Can you transcribe the data exactly? Leave the pictures out.

> SUPPLIED DATA:
■ ■ ■ ■
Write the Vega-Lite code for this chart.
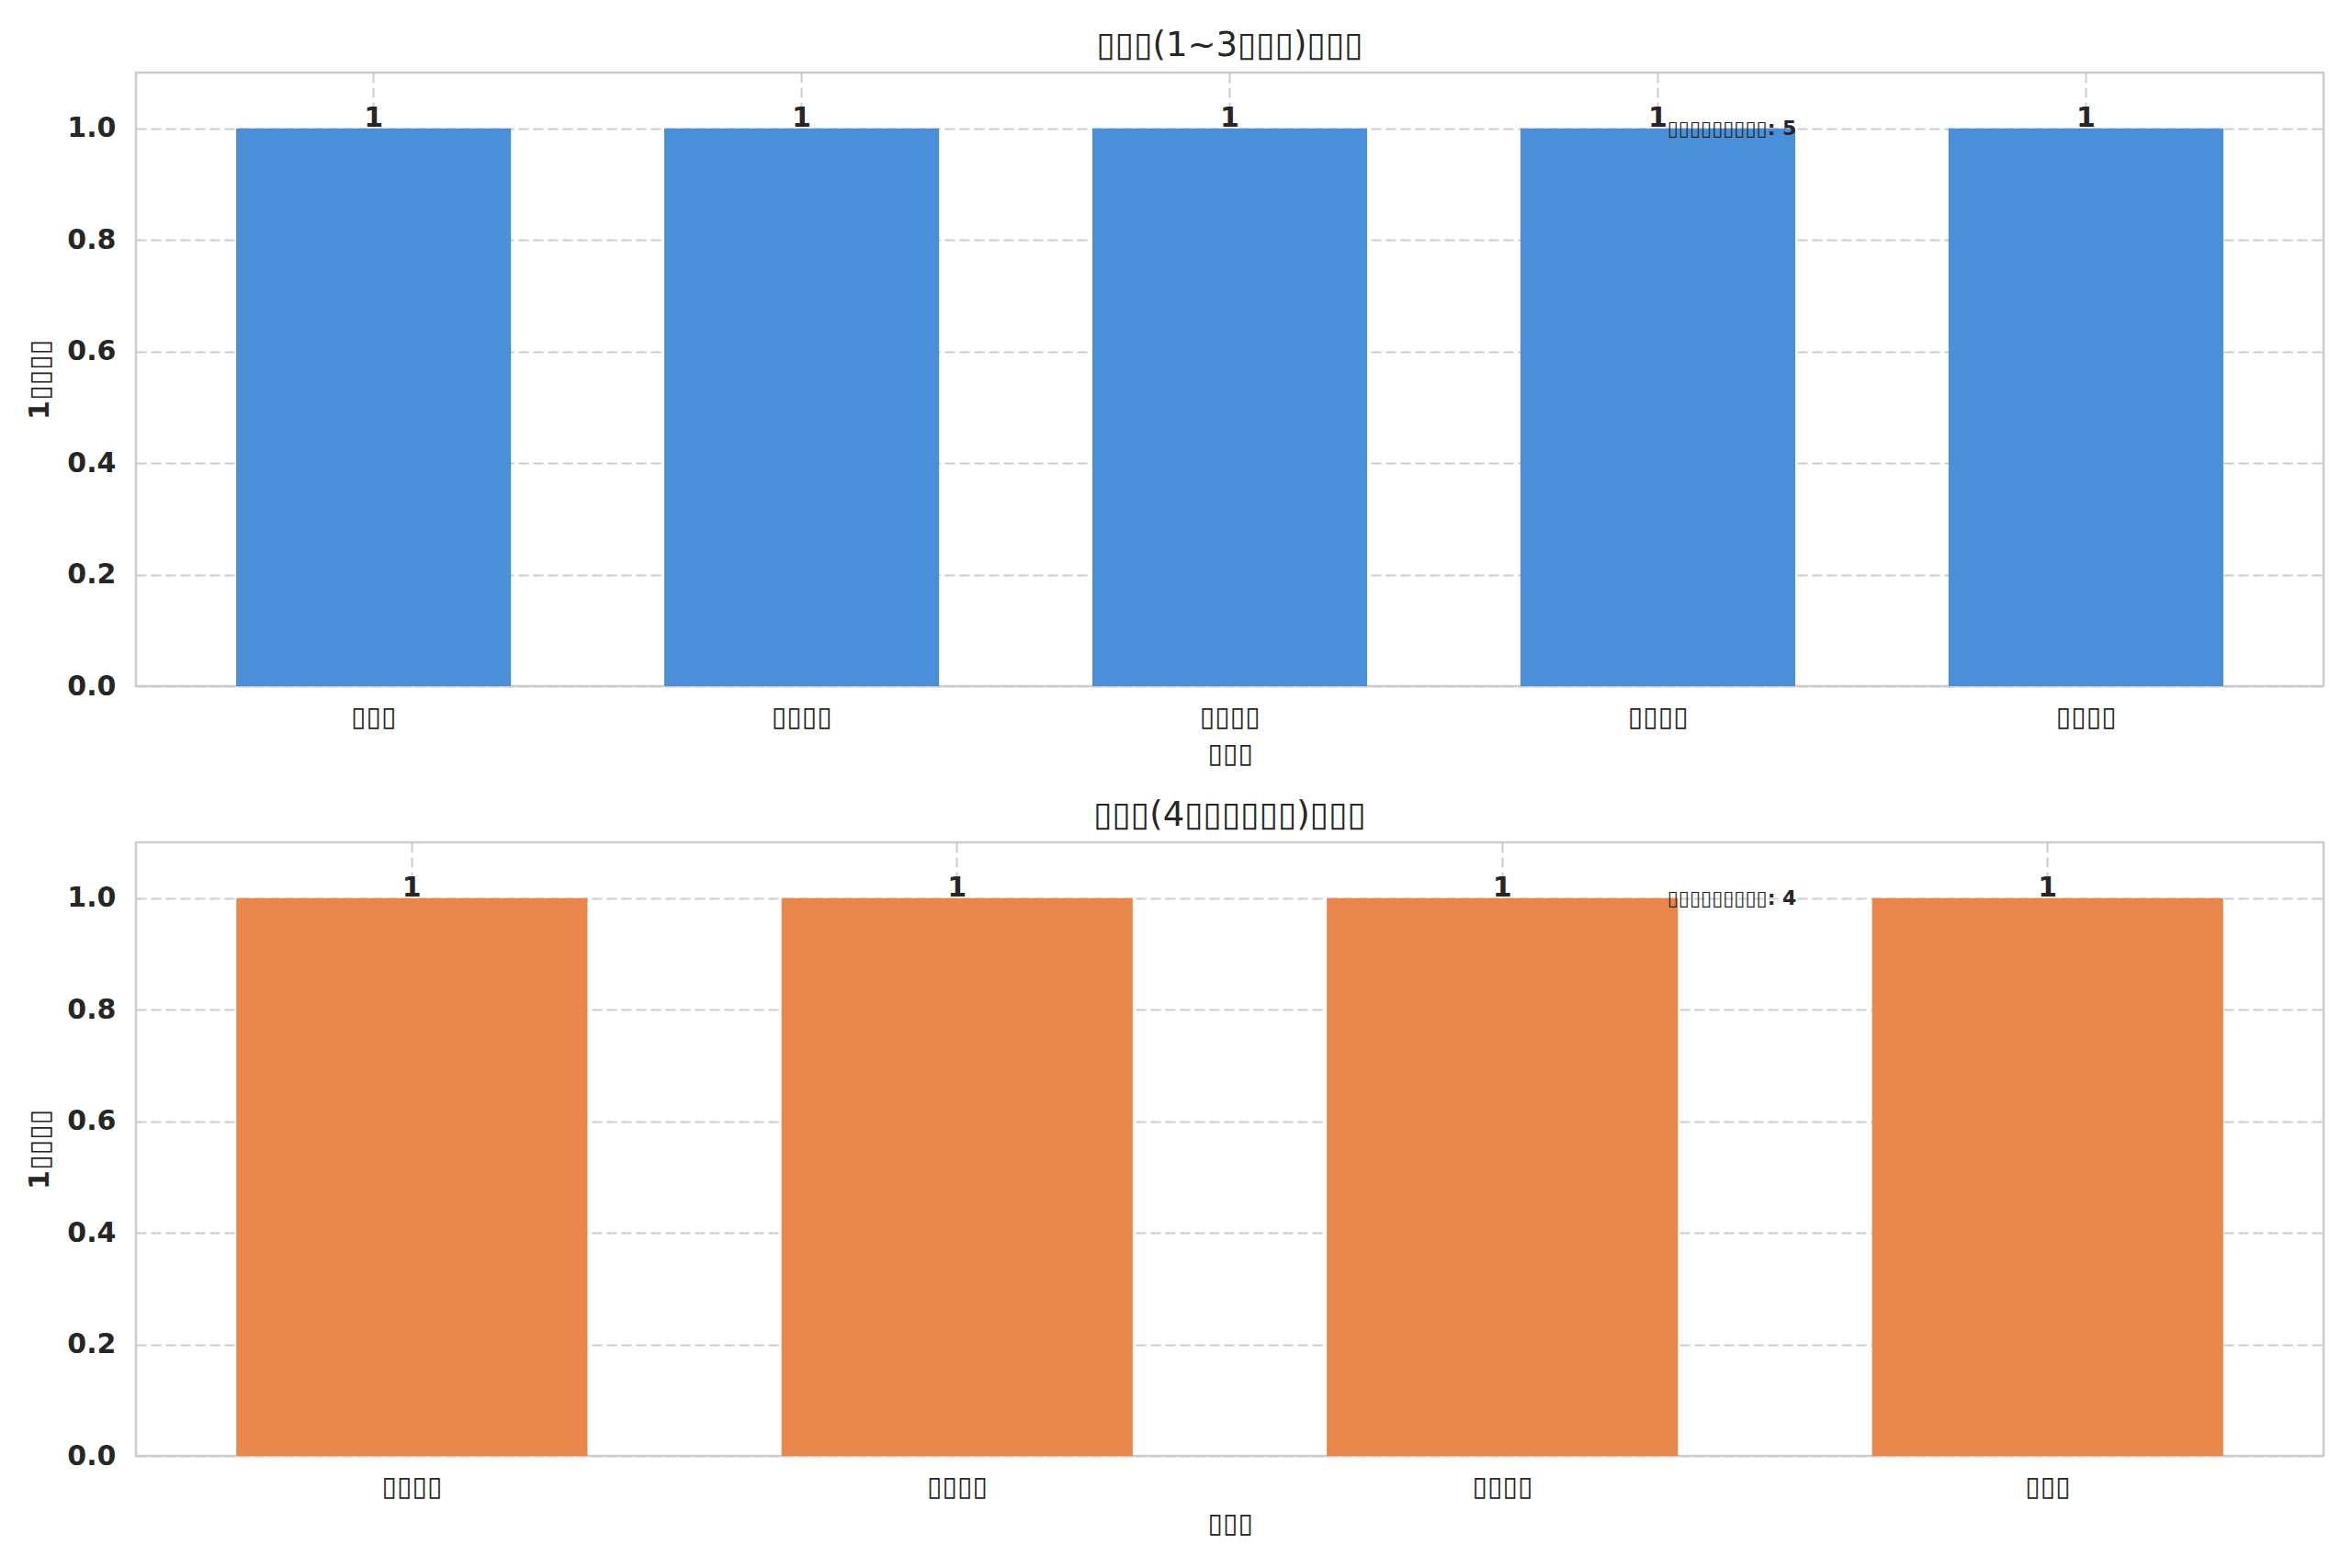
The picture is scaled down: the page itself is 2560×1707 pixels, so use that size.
{
  "$schema": "https://vega.github.io/schema/vega-lite/v6.json",
  "padding": {"left": 27, "top": 29, "right": 30, "bottom": 20},
  "background": "white",
  "bounds": "flush",
  "spacing": 170,
  "datasets": {
    "early": [
      {"label": "▯▯▯#1", "count": 1},
      {"label": "▯▯▯▯#2", "count": 1},
      {"label": "▯▯▯▯#3", "count": 1},
      {"label": "▯▯▯▯#4", "count": 1},
      {"label": "▯▯▯▯#5", "count": 1}
    ],
    "late": [
      {"label": "▯▯▯▯#1", "count": 1},
      {"label": "▯▯▯▯#2", "count": 1},
      {"label": "▯▯▯▯#3", "count": 1},
      {"label": "▯▯▯#4", "count": 1}
    ],
    "early_note": [{"fx": 0.7, "fy": 1.0, "note": "▯▯▯▯▯▯▯▯▯: 5"}],
    "late_note": [{"fx": 0.7, "fy": 1.0, "note": "▯▯▯▯▯▯▯▯▯: 4"}]
  },
  "vconcat": [
    {
      "width": 2381,
      "height": 668,
      "title": "▯▯▯(1~3▯▯▯)▯▯▯",
      "resolve": {"scale": {"x": "independent"}, "axis": {"x": "independent"}},
      "layer": [
        {
          "data": {"name": "early"},
          "encoding": {
            "x": {
              "field": "label", "type": "nominal", "sort": null, "title": "▯▯▯",
              "scale": {"paddingInner": 0.358, "paddingOuter": 0.234},
              "axis": {"labelExpr": "split(datum.label, '#')[0]"}
            },
            "y": {
              "field": "count", "type": "quantitative", "title": "1▯▯▯▯",
              "scale": {"domain": [0, 1.1], "nice": false},
              "axis": {"values": [0, 0.2, 0.4, 0.6, 0.8, 1.0]}
            }
          },
          "layer": [
            {"mark": {"type": "bar", "color": "#4a90d9"}},
            {
              "mark": {"type": "text", "fontWeight": "bold", "fontSize": 30, "color": "#262626", "baseline": "alphabetic", "dy": -2},
              "encoding": {"text": {"field": "count", "type": "quantitative"}}
            }
          ]
        },
        {
          "data": {"name": "early_note"},
          "mark": {"type": "text", "fontWeight": "bold", "fontSize": 22, "color": "#262626", "align": "left", "baseline": "middle"},
          "encoding": {
            "x": {"field": "fx", "type": "quantitative", "scale": {"domain": [0, 1], "nice": false}, "axis": null},
            "y": {"field": "fy", "type": "quantitative"},
            "text": {"field": "note"}
          }
        }
      ]
    },
    {
      "width": 2381,
      "height": 668,
      "title": "▯▯▯(4▯▯▯▯▯▯)▯▯▯",
      "resolve": {"scale": {"x": "independent"}, "axis": {"x": "independent"}},
      "layer": [
        {
          "data": {"name": "late"},
          "encoding": {
            "x": {
              "field": "label", "type": "nominal", "sort": null, "title": "▯▯▯",
              "scale": {"paddingInner": 0.356, "paddingOuter": 0.184},
              "axis": {"labelExpr": "split(datum.label, '#')[0]"}
            },
            "y": {
              "field": "count", "type": "quantitative", "title": "1▯▯▯▯",
              "scale": {"domain": [0, 1.1], "nice": false},
              "axis": {"values": [0, 0.2, 0.4, 0.6, 0.8, 1.0]}
            }
          },
          "layer": [
            {"mark": {"type": "bar", "color": "#e8864b"}},
            {
              "mark": {"type": "text", "fontWeight": "bold", "fontSize": 30, "color": "#262626", "baseline": "alphabetic", "dy": -2},
              "encoding": {"text": {"field": "count", "type": "quantitative"}}
            }
          ]
        },
        {
          "data": {"name": "late_note"},
          "mark": {"type": "text", "fontWeight": "bold", "fontSize": 22, "color": "#262626", "align": "left", "baseline": "middle"},
          "encoding": {
            "x": {"field": "fx", "type": "quantitative", "scale": {"domain": [0, 1], "nice": false}, "axis": null},
            "y": {"field": "fy", "type": "quantitative"},
            "text": {"field": "note"}
          }
        }
      ]
    }
  ],
  "config": {
    "font": "DejaVu Sans",
    "view": {"stroke": "#cccccc", "strokeWidth": 2.5},
    "title": {"fontSize": 37, "fontWeight": "normal", "color": "#262626", "offset": 10, "anchor": "middle"},
    "axis": {
      "grid": true,
      "gridColor": "#cccccc",
      "gridDash": [11, 5],
      "gridWidth": 2,
      "domain": false,
      "ticks": false,
      "labelColor": "#262626",
      "titleColor": "#262626",
      "labelFontSize": 30,
      "titleFontSize": 30
    },
    "axisY": {
      "labelFontWeight": "bold",
      "titleFontWeight": "bold",
      "format": ".1f",
      "labelPadding": 22,
      "titlePadding": 14
    },
    "axisX": {
      "labelAngle": 0,
      "titleFontWeight": "normal",
      "labelPadding": 18,
      "titlePadding": 10,
      "bandPosition": 0.5
    }
  }
}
■ ■ ■ ■
> SOLUTION TO THIS TASK:
Write the Vega-Lite code for this chart.
The picture is scaled down: the page itself is 2560×1707 pixels, so use that size.
{
  "$schema": "https://vega.github.io/schema/vega-lite/v6.json",
  "padding": {"left": 27, "top": 29, "right": 30, "bottom": 20},
  "background": "white",
  "bounds": "flush",
  "spacing": 170,
  "datasets": {
    "early": [
      {"label": "▯▯▯#1", "count": 1},
      {"label": "▯▯▯▯#2", "count": 1},
      {"label": "▯▯▯▯#3", "count": 1},
      {"label": "▯▯▯▯#4", "count": 1},
      {"label": "▯▯▯▯#5", "count": 1}
    ],
    "late": [
      {"label": "▯▯▯▯#1", "count": 1},
      {"label": "▯▯▯▯#2", "count": 1},
      {"label": "▯▯▯▯#3", "count": 1},
      {"label": "▯▯▯#4", "count": 1}
    ],
    "early_note": [{"fx": 0.7, "fy": 1.0, "note": "▯▯▯▯▯▯▯▯▯: 5"}],
    "late_note": [{"fx": 0.7, "fy": 1.0, "note": "▯▯▯▯▯▯▯▯▯: 4"}]
  },
  "vconcat": [
    {
      "width": 2381,
      "height": 668,
      "title": "▯▯▯(1~3▯▯▯)▯▯▯",
      "resolve": {"scale": {"x": "independent"}, "axis": {"x": "independent"}},
      "layer": [
        {
          "data": {"name": "early"},
          "encoding": {
            "x": {
              "field": "label", "type": "nominal", "sort": null, "title": "▯▯▯",
              "scale": {"paddingInner": 0.358, "paddingOuter": 0.234},
              "axis": {"labelExpr": "split(datum.label, '#')[0]"}
            },
            "y": {
              "field": "count", "type": "quantitative", "title": "1▯▯▯▯",
              "scale": {"domain": [0, 1.1], "nice": false},
              "axis": {"values": [0, 0.2, 0.4, 0.6, 0.8, 1.0]}
            }
          },
          "layer": [
            {"mark": {"type": "bar", "color": "#4a90d9"}},
            {
              "mark": {"type": "text", "fontWeight": "bold", "fontSize": 30, "color": "#262626", "baseline": "alphabetic", "dy": -2},
              "encoding": {"text": {"field": "count", "type": "quantitative"}}
            }
          ]
        },
        {
          "data": {"name": "early_note"},
          "mark": {"type": "text", "fontWeight": "bold", "fontSize": 22, "color": "#262626", "align": "left", "baseline": "middle"},
          "encoding": {
            "x": {"field": "fx", "type": "quantitative", "scale": {"domain": [0, 1], "nice": false}, "axis": null},
            "y": {"field": "fy", "type": "quantitative"},
            "text": {"field": "note"}
          }
        }
      ]
    },
    {
      "width": 2381,
      "height": 668,
      "title": "▯▯▯(4▯▯▯▯▯▯)▯▯▯",
      "resolve": {"scale": {"x": "independent"}, "axis": {"x": "independent"}},
      "layer": [
        {
          "data": {"name": "late"},
          "encoding": {
            "x": {
              "field": "label", "type": "nominal", "sort": null, "title": "▯▯▯",
              "scale": {"paddingInner": 0.356, "paddingOuter": 0.184},
              "axis": {"labelExpr": "split(datum.label, '#')[0]"}
            },
            "y": {
              "field": "count", "type": "quantitative", "title": "1▯▯▯▯",
              "scale": {"domain": [0, 1.1], "nice": false},
              "axis": {"values": [0, 0.2, 0.4, 0.6, 0.8, 1.0]}
            }
          },
          "layer": [
            {"mark": {"type": "bar", "color": "#e8864b"}},
            {
              "mark": {"type": "text", "fontWeight": "bold", "fontSize": 30, "color": "#262626", "baseline": "alphabetic", "dy": -2},
              "encoding": {"text": {"field": "count", "type": "quantitative"}}
            }
          ]
        },
        {
          "data": {"name": "late_note"},
          "mark": {"type": "text", "fontWeight": "bold", "fontSize": 22, "color": "#262626", "align": "left", "baseline": "middle"},
          "encoding": {
            "x": {"field": "fx", "type": "quantitative", "scale": {"domain": [0, 1], "nice": false}, "axis": null},
            "y": {"field": "fy", "type": "quantitative"},
            "text": {"field": "note"}
          }
        }
      ]
    }
  ],
  "config": {
    "font": "DejaVu Sans",
    "view": {"stroke": "#cccccc", "strokeWidth": 2.5},
    "title": {"fontSize": 37, "fontWeight": "normal", "color": "#262626", "offset": 10, "anchor": "middle"},
    "axis": {
      "grid": true,
      "gridColor": "#cccccc",
      "gridDash": [11, 5],
      "gridWidth": 2,
      "domain": false,
      "ticks": false,
      "labelColor": "#262626",
      "titleColor": "#262626",
      "labelFontSize": 30,
      "titleFontSize": 30
    },
    "axisY": {
      "labelFontWeight": "bold",
      "titleFontWeight": "bold",
      "format": ".1f",
      "labelPadding": 22,
      "titlePadding": 14
    },
    "axisX": {
      "labelAngle": 0,
      "titleFontWeight": "normal",
      "labelPadding": 18,
      "titlePadding": 10,
      "bandPosition": 0.5
    }
  }
}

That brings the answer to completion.